En otro orden de cosas, las imputaciones a determinados políticos por reunirse con partidos ilegalizados, criticas adyacentes, conversaciones del Gobierno con dichos ilegales, ayudas y subvenciones permanentes a estos grupos, por el Gobierno, instituciones, Parlamento y Gobierno vasco desde años ha, actuaciones puniblemente perseguidas, ex artículo 576 bis C.P., nos conducen a la irremisible conclusión de que la conducta típica de quienes nos gobiernan incurre en la continua transgresión palpable y consumada de la ley, actuación al margen del Derecho y del orden preestablecido.

 

Antecedente de esta transgresión al ordenamiento jurídico se patentizó en la estocada permanente y final de los políticos vascos y catalanes a las entrañas del Estado, al objeto de conseguir sus fines rupturistas, desintegradores de la soberanía y unidad nacional e integridad territorial de España, a la que ha seguido el vil continuismo del gobierno socialista, que transcurre su camino político por la simple vía de hecho, en connivencia con quienes esperan y desean esa desintegración final.

 

La Ley de Educación y la de Partidos son paradigmas de esa vía de hecho.

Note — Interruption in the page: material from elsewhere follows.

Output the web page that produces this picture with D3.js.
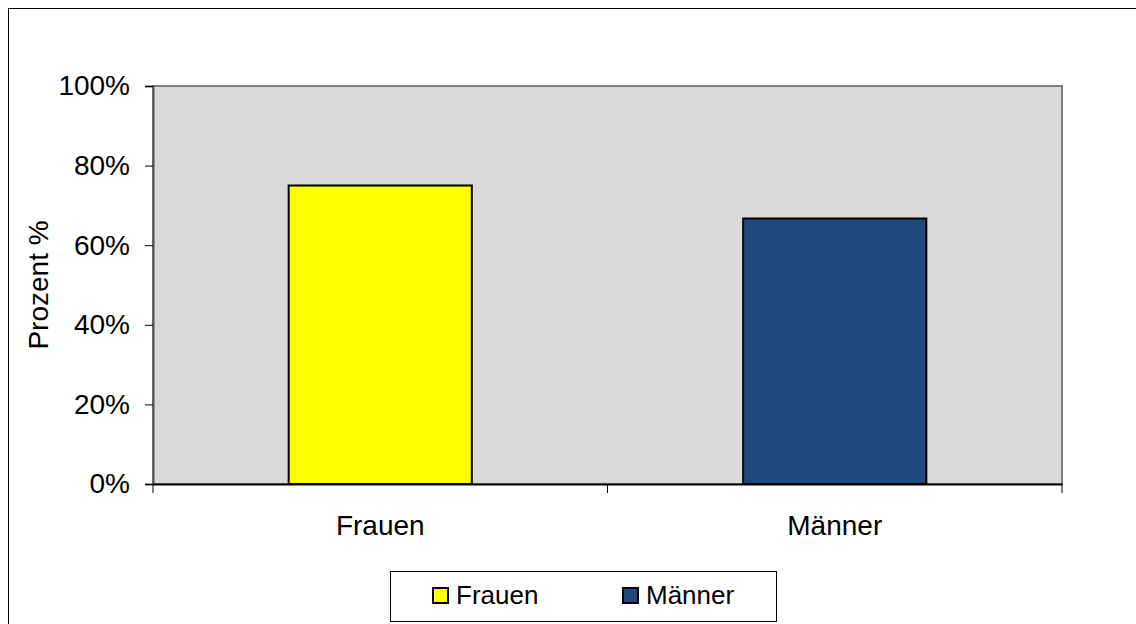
<!DOCTYPE html>
<html>
<head>
<meta charset="utf-8">
<script src="https://cdn.jsdelivr.net/npm/d3@7"></script>
<style>
  body { margin: 0; background: #fff; }
  svg { display: block; font-family: "Liberation Sans", Arial, sans-serif; }
</style>
</head>
<body>
<div id="chart"></div>
<script>
// data
var categories = ["Frauen", "Männer"];
var values = [75, 66.7];
var colors = ["#ffff00", "#1f497d"];
var yTicks = [0, 20, 40, 60, 80, 100];

var W = 1136, H = 624;
var margin = { top: 86, right: 74, bottom: 140, left: 153 },
    width = W - margin.left - margin.right,
    height = H - margin.top - margin.bottom;

var svg = d3.select("#chart")
  .append("svg")
  .attr("width", W)
  .attr("height", H);

// outer frame
svg.append("rect")
  .attr("x", 8.5).attr("y", 8.5)
  .attr("width", W + 10).attr("height", H + 10)
  .attr("fill", "none").attr("stroke", "#000").attr("stroke-width", 1);

var g = svg.append("g")
  .attr("transform", "translate(" + margin.left + "," + margin.top + ")");

var x = d3.scaleBand()
  .domain(categories)
  .range([0, width])
  .padding(0);

var y = d3.scaleLinear()
  .domain([0, 100])
  .range([height, 0]);

// plot background
g.append("rect")
  .attr("x", 0).attr("y", 0)
  .attr("width", width).attr("height", height)
  .attr("fill", "#d9d9d9")
  .attr("stroke", "#808080").attr("stroke-width", 2);

// bars
var bw = x.bandwidth() * 0.403;
g.selectAll(".bar")
  .data(categories)
  .enter().append("rect")
  .attr("class", "bar")
  .attr("x", function (d) { return x(d) + x.bandwidth() / 2 - bw / 2; })
  .attr("y", function (d, i) { return y(values[i]); })
  .attr("width", bw)
  .attr("height", function (d, i) { return height - y(values[i]); })
  .attr("fill", function (d, i) { return colors[i]; })
  .attr("stroke", "#000").attr("stroke-width", 2);

// y axis
var yAxis = g.append("g")
  .call(d3.axisLeft(y).tickValues(yTicks).tickSize(8).tickPadding(15)
    .tickFormat(function (d) { return d + "%"; }));
yAxis.select(".domain").attr("stroke", "#555").attr("stroke-width", 2);
yAxis.selectAll(".tick line").attr("stroke", "#000");
yAxis.selectAll("text")
  .attr("font-size", "28px").attr("fill", "#000")
  .attr("font-family", "Liberation Sans, Arial, sans-serif");

// x axis
var xAxis = g.append("g")
  .attr("transform", "translate(0," + height + ")")
  .call(d3.axisBottom(x).tickSize(0).tickPadding(31));
xAxis.select(".domain").attr("stroke", "#000").attr("stroke-width", 2);
xAxis.selectAll("text")
  .attr("font-size", "28px").attr("fill", "#000")
  .attr("font-family", "Liberation Sans, Arial, sans-serif");

// x tick marks at band edges
var edges = [0, width / 2, width];
g.selectAll(".xedge")
  .data(edges)
  .enter().append("line")
  .attr("class", "xedge")
  .attr("x1", function (d) { return d; }).attr("x2", function (d) { return d; })
  .attr("y1", height).attr("y2", height + 9)
  .attr("stroke", "#000").attr("stroke-width", 1);

// y axis title
svg.append("text")
  .attr("transform", "translate(48," + (margin.top + height / 2) + ") rotate(-90)")
  .attr("text-anchor", "middle")
  .attr("font-size", "28px")
  .text("Prozent %");

// legend
var lg = svg.append("g").attr("transform", "translate(390,571)");
lg.append("rect")
  .attr("x", 0.5).attr("y", 0.5)
  .attr("width", 386).attr("height", 50)
  .attr("fill", "#fff").attr("stroke", "#000").attr("stroke-width", 1);

var items = lg.selectAll(".item")
  .data(categories)
  .enter().append("g")
  .attr("class", "item")
  .attr("transform", function (d, i) { return "translate(" + (43 + i * 190) + ",17)"; });
items.append("rect")
  .attr("width", 15).attr("height", 15)
  .attr("fill", function (d, i) { return colors[i]; })
  .attr("stroke", "#000").attr("stroke-width", 2);
items.append("text")
  .attr("x", 23).attr("y", 16)
  .attr("font-size", "26px")
  .text(function (d) { return d; });
</script>
</body>
</html>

Ante el cambio de poder que hubo en España el 14 de marzo de 2004, la Ley de Educación, aprobada en el parlamento por mayoría, entró en vigor, vigente ya la legislatura del gobierno socialista, que no la derogó; simplemente no la aplicó (derogación tácita de la ley). En el ínterin aplicó la antigua LOGSE, para luego promulgar una nueva, mientras que la que legítimamente debía haber sido objeto del cauce reglamentario, o de derogación expresa en su caso, languideció en el olvido... O el deplorable e infame espectáculo de la Ley de Partidos que, aun siguiendo en vigor, no derogada, no se está aplicando, pues los representantes de los partidos ilegales tienen más derechos que los ciudadanos de a pié, a la par que los gobernantes electos se reúnen con ellos... Por eso es menester pedir de los políticos que, por una vez, sean valientes y congruentes, que derogen expresamente las leyes cuya abolición han consumado, que eleven a norma la práctica del interés del momento, que despenalicen el Código Penal, aun asumiendo las consecuencias perniciosas de la inexistencia de norma y de la inseguridad jurídica que ello supone, pero que en la práctica es un hecho. Al menos, los ciudadanos sabremos que son congruentes con sus actuaciones.

 

Y mientras todo esto acontece, allí arriba, en Vascongadas, sólo los vociferantes de la calle -calle tomada en propiedad, como los centros de enseñanza- y de las pistolas, son escuchados, subvencionados, coadyuvados, protegidos. Y mientras, el resto... cabeza ladeada, silencio, sociedad inerte, mansedumbre, quietud de una sociedad... culpable por omisión.